If you have been willing to follow this guide thus far, a massively important rule to follow is…
Keep An Open Mind
If, like me, your grasp on Chinese characters is weak to non-existent, you will never know the name of any of the bars that you are going to (unless you end up in a swankier, more Westernized side of town). This can work to your advantage if you are open-minded and just willing to get random!
For example, after swaggering through several relatively fun bars, our Chinese buddy for the night suggested a bar that ‘may not be to everybody’s taste’. What ensued was a couple of hours spent in Chengdu’s hottest gay spot – walls awash with glitter, random drag acts that would appear without warning and more shirtless men than an Abercrombie commercial.
Korben gets ‘friendly’ with the local gay scene!
While that mind of yours is being kept open, it’s time to leave the public bar scene behind, grab a few of your favorite randoms from the evening’s preceding events and partake in something only really found at Asian ragers…
KTV (aka Karaoke)
Before being in China, this was something that I just couldn’t even begin to understand. I mean, uttering the word ‘karaoke’ in the Western world clears a bar quicker than a heinous fart, yet the Chinese simply cannot consider a night out without belting out a few bars to their favorite tune.
But let’s make one thing clear, Asian karaoke is nothing like the crowd repelling nights at your local pub where boozed-up baldies slur off ‘Wonderwall’, sounding like a baboon that had suffered a stroke or a chorus of inebriated women screeching a Mariah Carey ballad that have the entire audience searching for something sharp enough to plunge into their ears – Asian karaoke is a serious affair.
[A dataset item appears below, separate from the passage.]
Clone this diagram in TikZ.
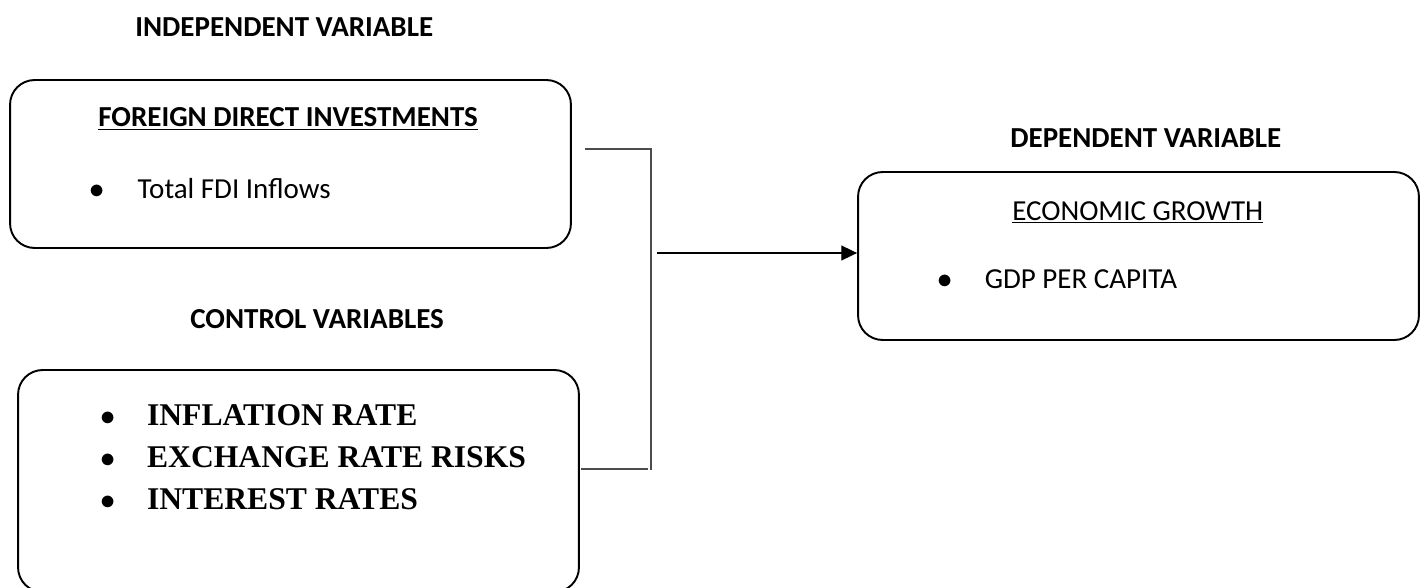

It’s a much more intimate and private experience than you may have already encountered. Your group hires a room, and with that room comes a state-of-the-art karaoke system, a bunch of microphones and your own personal barman.
From what I remember (which isn’t much), you hire the room by the hour and in that time you can smash out as much Britney as your heart desires!
I’ll be the first to admit that I’m not much of a singer. I can carry a tune but you certainly wouldn’t be hiring me to sing at your wedding. However, with a group who were clearly as tone-deaf/drunk as I was at the time, we took center stage and despite our shortcomings, sang like we were auditioning for Simon Cowell.
At the time, we sounded like Michael Jackson but after watching a video someone had recorded on their smartphones, we sounded more like Mike Tyson!
Regardless, my failings to find understanding in the Asian obsession with karaoke had finally been resolved – it was a fun experience, but one not to be repeated outside of Asian territory.
By this time, the sun will soon be rising and with your voice hoarse from shouting over loud music and melting faces with your new-found singing ability, there is one more aesthetic treat to indulge in before the night draws to an epic conclusion…
Follow The Neon Home!
Like Dorothy from The Wizard of Oz, follow China’s version of the yellow-brick road home and become awash in the never-ending sea of neon lights! What better time to appreciate Asia’s love of all things seizure-inducing than while heavily intoxicated on both alcohol and a strong sense of belonging in a place that for one evening, you didn’t feel like such a tourist.
Supertramp and Superbeard!
Now, grab yourself a bag of steamed buns and get your head down for a few hours because in a place as bustling as China, there is no time for hangover days!